DATA BLOCK:
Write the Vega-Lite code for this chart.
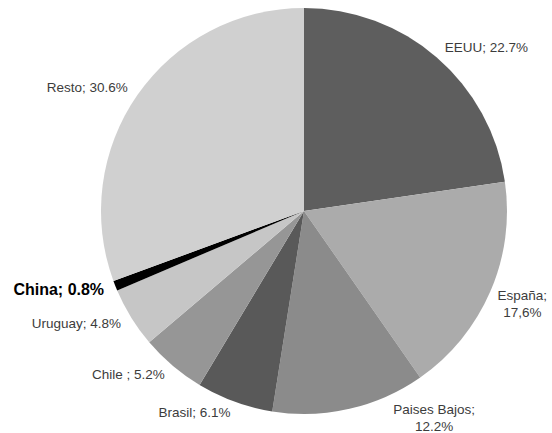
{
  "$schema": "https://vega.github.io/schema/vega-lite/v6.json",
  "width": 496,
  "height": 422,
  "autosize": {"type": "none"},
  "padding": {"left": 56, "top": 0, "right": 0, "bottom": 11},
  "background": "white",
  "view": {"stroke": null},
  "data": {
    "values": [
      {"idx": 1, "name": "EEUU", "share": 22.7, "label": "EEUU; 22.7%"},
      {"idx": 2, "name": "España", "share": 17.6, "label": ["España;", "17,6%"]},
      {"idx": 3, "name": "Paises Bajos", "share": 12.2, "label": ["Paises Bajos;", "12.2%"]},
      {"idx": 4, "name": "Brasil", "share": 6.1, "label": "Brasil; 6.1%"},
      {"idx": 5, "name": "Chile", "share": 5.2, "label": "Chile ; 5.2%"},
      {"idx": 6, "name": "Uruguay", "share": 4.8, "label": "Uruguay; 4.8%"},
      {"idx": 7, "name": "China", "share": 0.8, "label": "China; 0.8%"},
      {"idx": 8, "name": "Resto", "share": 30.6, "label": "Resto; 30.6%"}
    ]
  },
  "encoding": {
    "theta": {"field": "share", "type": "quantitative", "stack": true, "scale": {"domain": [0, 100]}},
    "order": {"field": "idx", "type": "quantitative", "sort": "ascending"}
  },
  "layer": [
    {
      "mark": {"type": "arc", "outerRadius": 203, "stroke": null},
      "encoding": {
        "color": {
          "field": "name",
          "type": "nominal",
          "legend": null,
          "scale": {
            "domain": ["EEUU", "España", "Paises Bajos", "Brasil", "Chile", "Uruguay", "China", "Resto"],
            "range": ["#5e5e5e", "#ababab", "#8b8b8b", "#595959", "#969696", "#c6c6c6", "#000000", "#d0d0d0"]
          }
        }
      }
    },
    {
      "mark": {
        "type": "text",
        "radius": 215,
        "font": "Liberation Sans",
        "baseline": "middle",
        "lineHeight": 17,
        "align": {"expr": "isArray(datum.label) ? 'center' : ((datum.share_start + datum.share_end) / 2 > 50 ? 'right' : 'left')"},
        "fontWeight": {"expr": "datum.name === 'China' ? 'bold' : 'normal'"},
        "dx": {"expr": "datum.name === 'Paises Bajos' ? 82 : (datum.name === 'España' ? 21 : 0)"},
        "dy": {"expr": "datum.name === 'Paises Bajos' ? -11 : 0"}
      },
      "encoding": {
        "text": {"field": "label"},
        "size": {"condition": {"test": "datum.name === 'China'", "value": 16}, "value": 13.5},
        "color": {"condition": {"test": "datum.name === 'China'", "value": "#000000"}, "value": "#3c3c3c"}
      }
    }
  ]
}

PROBLEM REQUIREMENTS: Word for word, quote the lines above. Omit the pictures.

CORRECT RESULT:
Write the Vega-Lite code for this chart.
{
  "$schema": "https://vega.github.io/schema/vega-lite/v6.json",
  "width": 496,
  "height": 422,
  "autosize": {"type": "none"},
  "padding": {"left": 56, "top": 0, "right": 0, "bottom": 11},
  "background": "white",
  "view": {"stroke": null},
  "data": {
    "values": [
      {"idx": 1, "name": "EEUU", "share": 22.7, "label": "EEUU; 22.7%"},
      {"idx": 2, "name": "España", "share": 17.6, "label": ["España;", "17,6%"]},
      {"idx": 3, "name": "Paises Bajos", "share": 12.2, "label": ["Paises Bajos;", "12.2%"]},
      {"idx": 4, "name": "Brasil", "share": 6.1, "label": "Brasil; 6.1%"},
      {"idx": 5, "name": "Chile", "share": 5.2, "label": "Chile ; 5.2%"},
      {"idx": 6, "name": "Uruguay", "share": 4.8, "label": "Uruguay; 4.8%"},
      {"idx": 7, "name": "China", "share": 0.8, "label": "China; 0.8%"},
      {"idx": 8, "name": "Resto", "share": 30.6, "label": "Resto; 30.6%"}
    ]
  },
  "encoding": {
    "theta": {"field": "share", "type": "quantitative", "stack": true, "scale": {"domain": [0, 100]}},
    "order": {"field": "idx", "type": "quantitative", "sort": "ascending"}
  },
  "layer": [
    {
      "mark": {"type": "arc", "outerRadius": 203, "stroke": null},
      "encoding": {
        "color": {
          "field": "name",
          "type": "nominal",
          "legend": null,
          "scale": {
            "domain": ["EEUU", "España", "Paises Bajos", "Brasil", "Chile", "Uruguay", "China", "Resto"],
            "range": ["#5e5e5e", "#ababab", "#8b8b8b", "#595959", "#969696", "#c6c6c6", "#000000", "#d0d0d0"]
          }
        }
      }
    },
    {
      "mark": {
        "type": "text",
        "radius": 215,
        "font": "Liberation Sans",
        "baseline": "middle",
        "lineHeight": 17,
        "align": {"expr": "isArray(datum.label) ? 'center' : ((datum.share_start + datum.share_end) / 2 > 50 ? 'right' : 'left')"},
        "fontWeight": {"expr": "datum.name === 'China' ? 'bold' : 'normal'"},
        "dx": {"expr": "datum.name === 'Paises Bajos' ? 82 : (datum.name === 'España' ? 21 : 0)"},
        "dy": {"expr": "datum.name === 'Paises Bajos' ? -11 : 0"}
      },
      "encoding": {
        "text": {"field": "label"},
        "size": {"condition": {"test": "datum.name === 'China'", "value": 16}, "value": 13.5},
        "color": {"condition": {"test": "datum.name === 'China'", "value": "#000000"}, "value": "#3c3c3c"}
      }
    }
  ]
}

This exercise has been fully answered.